Among the many books and papers Diamond has published, he is co-author of the volume Saving Social Security: A Balanced Approach (Brookings Institution Press, 2004), along with Peter Orszag, currently director of the Office of Management and Budget at the White House.
In recent years, Diamond has taken an interest in behavioral economics, the branch of economics that borrows from psychology and sociology to explain why people do not always make rational decisions.
Although Diamond's name has been floated as a possible Fed nomination for weeks, he has refrained from commenting publicly about the position, in advance of Senate confirmation hearings. Diamond again declined to comment today.
The nomination is an “inspired decision,” said Henry Aaron, a senior fellow in economic studies at the Brookings Institution in Washington, who expressed hope that Congress will confirm Diamond expediently. “Peter brings extraordinary intelligence, judgment, and creativity to a position that carries with it the power to influence the lives of people in the United States and abroad.”
Diamond’s long-time colleagues applauded the nomination. Ricardo Caballero, chair of the MIT Department of Economics, said, “Peter represents the very best that an academic economist has to offer to Washington: a superb and open mind, an insatiable appetite for understanding the institutional details of a problem and policy, and a spirit of service.”

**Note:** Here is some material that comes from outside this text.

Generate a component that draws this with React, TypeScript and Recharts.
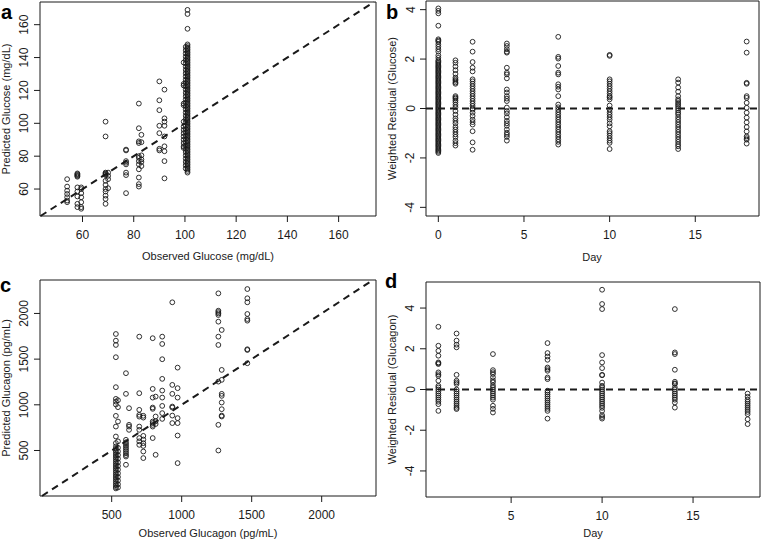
import React from 'react';
import { ScatterChart, Scatter, XAxis, YAxis, ReferenceLine, ReferenceArea } from 'recharts';

// panel a: observed vs predicted glucose (mg/dL)
const gluObs = [54, 58, 59.5, 69, 70, 77, 82, 83, 90, 92, 99.5, 100.3, 101];
const gluPred = [
  [66, 61.5, 59, 57, 55, 53, 52],
  [69.5, 69, 68.5, 68, 67.5, 61, 58.5, 55.5, 51, 49],
  [61, 60, 57.5, 55, 52, 49, 48],
  [101, 92, 70, 69.5, 69, 68.5, 65, 62.5, 60, 58.5, 56, 54, 51],
  [70, 68, 66, 60.5],
  [84, 83.5, 77, 76, 75, 70, 68.5, 57.5],
  [112, 97, 89, 88, 80, 79, 77, 75, 72, 67, 63, 61.5],
  [93, 88.5, 80.5, 78, 76.5, 74],
  [125.5, 114, 108, 98.5, 94, 84.5, 83.5],
  [120.5, 103, 101, 98.5, 92, 86, 83, 77, 66.5],
  [137, 124, 123, 112, 111, 101, 98, 96, 94, 92, 90, 88, 86, 85],
  [146.5, 144.5, 142.5, 140.5, 138.5, 136.5, 134.5, 132.5, 130.5, 128.5, 126.5, 124.5, 122.5, 120.5, 118.5,
    116.5, 114.5, 112.5, 110.5, 108.5, 106.5, 104.5, 102.5, 100.5, 98.5, 96.5, 94.5, 92.5, 90.5, 88.5, 86.5,
    84.5, 82.5, 80.5, 78.5, 76.5, 74.5, 72.5],
  [169, 166.5, 157.5, 148, 147, 146, 145, 144, 143, 142, 141, 140, 139, 138, 137, 136, 135, 134, 133, 132,
    131, 130, 129, 128, 127, 126, 125, 124, 123, 122, 121, 120, 119, 118, 117, 116, 115, 114, 113, 112,
    111, 110, 109, 108, 107, 106, 105, 104, 103, 102, 101, 100, 99, 98, 97, 96, 95, 94, 93, 92,
    91, 90, 89, 88, 87, 86, 85, 84, 83, 82, 81, 80, 79, 78, 77, 76, 75, 74, 73, 72, 71, 70],
];
const gluTicks = [60, 80, 100, 120, 140, 160];

// panel b: weighted residual glucose by day
const gluDays = [0, 1, 2, 4, 7, 10, 14, 18];
const gluResid = [
  [4.05, 3.95, 3.85, 3.35, 2.8, 2.75, 2.7, 2.6, 2.5, 2.4, 2.3, 2.15, 2.05, 1.95, 1.9, 1.85, 1.8, 1.75, 1.7, 1.65,
    1.6, 1.55, 1.5, 1.45, 1.4, 1.35, 1.3, 1.25, 1.2, 1.15, 1.1, 1.05, 1.0, 0.95, 0.9, 0.85, 0.8, 0.75, 0.7, 0.65,
    0.6, 0.55, 0.5, 0.45, 0.4, 0.35, 0.3, 0.25, 0.2, 0.15, 0.1, 0.05, 0, -0.05, -0.1, -0.15, -0.2, -0.25, -0.3,
    -0.35, -0.4, -0.45, -0.5, -0.55, -0.6, -0.65, -0.7, -0.75, -0.8, -0.85, -0.9, -0.95, -1.0, -1.05, -1.1,
    -1.15, -1.2, -1.25, -1.3, -1.35, -1.4, -1.45, -1.5, -1.55, -1.6, -1.65, -1.7, -1.75, -1.8],
  [1.95, 1.85, 1.7, 1.55, 1.4, 1.25, 1.18, 1.12, 1.05, 1.0, 0.5, 0.45, 0.4, 0.33, 0.25, 0.15, 0.05, -0.1, -0.25,
    -0.4, -0.5, -0.6, -0.75, -0.85, -0.95, -1.05, -1.15, -1.3, -1.4, -1.5],
  [2.7, 2.3, 1.88, 1.65, 1.5, 1.18, 1.1, 1.0, 0.9, 0.8, 0.7, 0.6, 0.5, 0.4, 0.3, 0.2, 0.1, 0.0, -0.05, -0.17,
    -0.3, -0.45, -0.55, -0.65, -0.92, -1.37, -1.67],
  [2.63, 2.53, 2.4, 2.3, 2.26, 1.65, 1.45, 1.38, 1.22, 0.77, 0.65, 0.5, 0.4, 0.3, 0.04, -0.1, -0.2, -0.35, -0.5,
    -0.6, -0.7, -0.85, -0.98, -1.06, -1.15, -1.3],
  [2.9, 2.09, 2.02, 1.72, 1.45, 1.38, 0.98, 0.88, 0.77, 0.5, 0.16, 0.05, -0.05, -0.15, -0.25, -0.35, -0.45, -0.55,
    -0.65, -0.75, -0.85, -0.95, -1.05, -1.15, -1.25, -1.35, -1.46],
  [2.17, 2.13, 1.18, 1.1, 1.0, 0.9, 0.8, 0.7, 0.6, 0.5, 0.45, 0.37, 0.12, -0.04, -0.15, -0.25, -0.35, -0.45, -0.6,
    -0.72, -0.92, -1.0, -1.1, -1.2, -1.3, -1.39, -1.64],
  [1.18, 1.05, 0.85, 0.68, 0.5, 0.37, 0.3, 0.22, 0.15, 0.08, 0.0, -0.08, -0.17, -0.24, -0.35, -0.45, -0.55, -0.65,
    -0.75, -0.85, -0.95, -1.05, -1.15, -1.25, -1.35, -1.45, -1.53, -1.64],
  [2.71, 2.26, 1.04, 1.0, 0.5, 0.43, 0.23, 0.03, -0.17, -0.37, -0.56, -0.75, -0.93, -1.13, -1.2, -1.26, -1.42],
];
const dayTicksB = [0, 5, 10, 15];
const residTicks = [-4, -2, 0, 2, 4];

// panel c: observed vs predicted glucagon (pg/mL)
const gcgObs = [530, 545, 602, 624, 697, 726, 793, 814, 861, 933, 971, 1262, 1286, 1469];
const gcgPred = [
  [1775, 1702, 1655, 1521, 1193, 1065, 1035, 1003, 879, 762, 653, 581, 544, 520, 500, 480, 460, 440, 420, 400,
    380, 360, 340, 320, 300, 280, 260, 240, 220, 200, 180, 160, 140, 120, 100, 85],
  [1050, 974, 817, 600, 530, 490, 450, 410, 370, 330, 290, 250, 210, 170, 130, 95],
  [1346, 1120, 617, 590, 570, 550, 530, 510, 490, 470, 450, 434, 344],
  [963, 781, 762, 726],
  [1746, 1127, 945, 890, 871, 762, 726, 636, 600, 562],
  [880, 860, 660, 620, 580, 550, 489, 417],
  [1729, 1174, 1079, 970, 956, 817, 800, 780, 762, 636],
  [1090, 872, 820, 790, 453],
  [1746, 1666, 1499, 1284, 1156, 1079, 988, 909, 846],
  [2122, 1218, 1120, 981, 970, 882, 800],
  [1407, 1182, 1079, 854, 800, 664, 362],
  [2220, 2030, 2015, 2000, 1983, 1910, 1746, 1655, 1254, 781, 500],
  [1819, 1382, 1273, 1120, 1098, 1025, 952, 882, 872],
  [2267, 2166, 2122, 1994, 1939, 1921, 1608, 1600, 1455],
];
const gcgTicks = [500, 1000, 1500, 2000];

// panel d: weighted residual glucagon by day
const gcgDays = [1, 2, 4, 7, 10, 14, 18];
const gcgResid = [
  [3.08, 2.15, 1.9, 1.66, 1.33, 1.29, 1.25, 0.84, 0.75, 0.67, 0.43, 0.18, 0.1, 0.0, -0.1, -0.2, -0.3, -0.4, -0.5,
    -0.6, -0.72, -1.05],
  [2.75, 2.4, 2.2, 2.07, 0.72, 0.43, 0.35, 0.27, 0.0, -0.1, -0.2, -0.3, -0.4, -0.5, -0.6, -0.7, -0.8, -0.9, -0.96],
  [1.74, 0.95, 0.85, 0.76, 0.6, 0.45, 0.35, 0.2, 0.1, 0.0, -0.1, -0.2, -0.3, -0.4, -0.5, -0.8, -0.95, -1.13],
  [2.28, 1.79, 1.62, 1.46, 1.08, 1.0, 0.92, 0.59, 0.51, -0.06, -0.15, -0.25, -0.35, -0.45, -0.55, -0.65, -0.75,
    -0.85, -0.95, -1.05, -1.43],
  [4.9, 4.2, 3.95, 1.69, 1.33, 1.05, 0.72, 0.7, 0.34, 0.18, 0.1, 0.0, -0.1, -0.2, -0.3, -0.4, -0.5, -0.6, -0.7,
    -0.8, -0.9, -1.05, -1.26, -1.35, -1.43],
  [3.95, 1.82, 1.74, 0.97, 0.38, 0.3, 0.27, 0.1, 0.0, -0.1, -0.2, -0.3, -0.4, -0.5, -0.64, -0.89],
  [-0.2, -0.36, -0.5, -0.6, -0.7, -0.8, -0.9, -1.0, -1.1, -1.21, -1.46, -1.7],
];
const dayTicksD = [5, 10, 15];

const FONT = '"Liberation Sans", Arial, sans-serif';
const INK = '#1a1a1a';

type Pt = { x: number; y: number };

const toPoints = (xs: number[], ys: number[][]): Pt[] =>
  xs.flatMap((x, i) => ys[i].map(y => ({ x, y })));

const Ring = (props: any) => (
  <circle cx={props.cx} cy={props.cy} r={2.4} fill="none" stroke={INK} strokeWidth={0.9} />
);

const XTick = (props: any) => (
  <text x={props.x} y={props.y + 15} textAnchor="middle" fontSize={12} fontFamily={FONT} fill={INK}>
    {props.payload.value}
  </text>
);

const YTick = (props: any) => {
  const x = props.x - 3.5;
  return (
    <text x={x} y={props.y} transform={`rotate(-90 ${x} ${props.y})`} textAnchor="middle"
      fontSize={12} fontFamily={FONT} fill={INK}>
      {props.payload.value}
    </text>
  );
};

type PanelProps = {
  left: number;
  top: number;
  width: number;
  height: number;
  margin: { top: number; right: number; left: number; bottom: number };
  yWidth: number;
  xHeight: number;
  xDomain: [number, number];
  yDomain: [number, number];
  xTicks: number[];
  yTicks: number[];
  points: Pt[];
  diagonal?: boolean;
};

function Panel(p: PanelProps) {
  const lo = Math.max(p.xDomain[0], p.yDomain[0]);
  const hi = Math.min(p.xDomain[1], p.yDomain[1]);
  return (
    <div style={{ position: 'absolute', left: p.left, top: p.top }}>
      <ScatterChart width={p.width} height={p.height} margin={p.margin}>
        <XAxis type="number" dataKey="x" domain={p.xDomain} allowDataOverflow ticks={p.xTicks} interval={0}
          height={p.xHeight} axisLine={false} tickLine={{ stroke: INK }} tickSize={6} tick={XTick} />
        <YAxis type="number" dataKey="y" domain={p.yDomain} allowDataOverflow ticks={p.yTicks} interval={0}
          width={p.yWidth} axisLine={false} tickLine={{ stroke: INK }} tickSize={6} tick={YTick} />
        <ReferenceArea x1={p.xDomain[0]} x2={p.xDomain[1]} y1={p.yDomain[0]} y2={p.yDomain[1]}
          fill="none" fillOpacity={0} stroke={INK} strokeWidth={1} ifOverflow="visible" />
        {p.diagonal ? (
          <ReferenceLine segment={[{ x: lo, y: lo }, { x: hi, y: hi }]} stroke={INK} strokeWidth={2}
            strokeDasharray="7 5" ifOverflow="visible" />
        ) : (
          <ReferenceLine y={0} stroke={INK} strokeWidth={2} strokeDasharray="7 5" />
        )}
        <Scatter data={p.points} shape={Ring} isAnimationActive={false} />
      </ScatterChart>
    </div>
  );
}

const titleStyle = { fontFamily: FONT, fontSize: 11, fill: INK };
const letterStyle = { fontFamily: FONT, fontSize: 20, fontWeight: 700, fill: '#000' };

export default function App() {
  return (
    <div style={{ position: 'absolute', left: 0, top: 0, width: 761, height: 543, background: '#fff' }}>
      <Panel left={0} top={0} width={380} height={270} margin={{ top: 2, right: 4, left: 0, bottom: 0 }}
        yWidth={40} xHeight={54} xDomain={[43.4, 174.6]} yDomain={[43.6, 173.8]} xTicks={gluTicks}
        yTicks={gluTicks} points={toPoints(gluObs, gluPred)} diagonal />
      <Panel left={380} top={0} width={381} height={270} margin={{ top: 1, right: 2, left: 0, bottom: 0 }}
        yWidth={46} xHeight={54} xDomain={[-0.72, 18.72]} yDomain={[-4.35, 4.35]} xTicks={dayTicksB}
        yTicks={residTicks} points={toPoints(gluDays, gluResid)} />
      <Panel left={0} top={270} width={380} height={273} margin={{ top: 10, right: 4, left: 0, bottom: 0 }}
        yWidth={40} xHeight={47} xDomain={[-12, 2388]} yDomain={[2, 2366]} xTicks={gcgTicks}
        yTicks={gcgTicks} points={toPoints(gcgObs, gcgPred)} diagonal />
      <Panel left={380} top={270} width={381} height={273} margin={{ top: 12, right: 1, left: 0, bottom: 0 }}
        yWidth={46} xHeight={46} xDomain={[0.32, 18.68]} yDomain={[-5.28, 5.28]} xTicks={dayTicksD}
        yTicks={residTicks} points={toPoints(gcgDays, gcgResid)} />

      <svg width={761} height={543} style={{ position: 'absolute', left: 0, top: 0, pointerEvents: 'none' }}>
        <text x={1} y={18.5} style={letterStyle}>a</text>
        <text x={386} y={18.5} style={letterStyle}>b</text>
        <text x={0} y={292} style={letterStyle}>c</text>
        <text x={385} y={288} style={letterStyle}>d</text>

        <text x={208} y={260} textAnchor="middle" style={titleStyle}>Observed Glucose (mg/dL)</text>
        <text x={592} y={261} textAnchor="middle" style={titleStyle}>Day</text>
        <text x={208} y={537} textAnchor="middle" style={titleStyle}>Observed Glucagon (pg/mL)</text>
        <text x={593} y={537} textAnchor="middle" style={titleStyle}>Day</text>

        <text x={9.5} y={109} textAnchor="middle" transform="rotate(-90 9.5 109)" style={titleStyle}>
          Predicted Glucose (mg/dL)
        </text>
        <text x={395.5} y={108.5} textAnchor="middle" transform="rotate(-90 395.5 108.5)" style={titleStyle}>
          Weighted Residual (Glucose)
        </text>
        <text x={9.5} y={388} textAnchor="middle" transform="rotate(-90 9.5 388)" style={titleStyle}>
          Predicted Glucagon (pg/mL)
        </text>
        <text x={395.5} y={389.5} textAnchor="middle" transform="rotate(-90 395.5 389.5)" style={titleStyle}>
          Weighted Residual (Glucagon)
        </text>
      </svg>
    </div>
  );
}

From mathematics to economics
After receiving his undergraduate degree from Yale, Diamond entered MIT as graduate student in mathematics before transferring to the economics program. He completed his doctoral thesis under the supervision of Robert Solow, currently Institute Professor, Emeritus, at MIT. In 1966, Diamond joined MIT as an associate professor. He was promoted to full professor in 1970, and named Institute Professor, MIT's highest faculty honor, in 1997.
Diamond served as president of the American Economic Association in 2003, and has been a visiting scholar at Cambridge University, Oxford University and Harvard University, among other institutions. Diamond has received Guggenheim and Fulbright fellowships; he is also a fellow of the American Academy of Arts and Sciences and a member of the National Academy of Sciences.
Diamond, 69, is retiring from MIT this spring. On Friday, April 30, Diamond’s retirement will be commemorated with the premiere of a work composed by another of MIT's Institute Professors, John Harbison.
While Obama is currently attempting to fill multiple vacancies in the leadership of the Federal Reserve, the U.S. Senate confirmed Ben Bernanke PhD ’79 to his second term as Federal Reserve chairman in January of this year, a position that has a four-year term.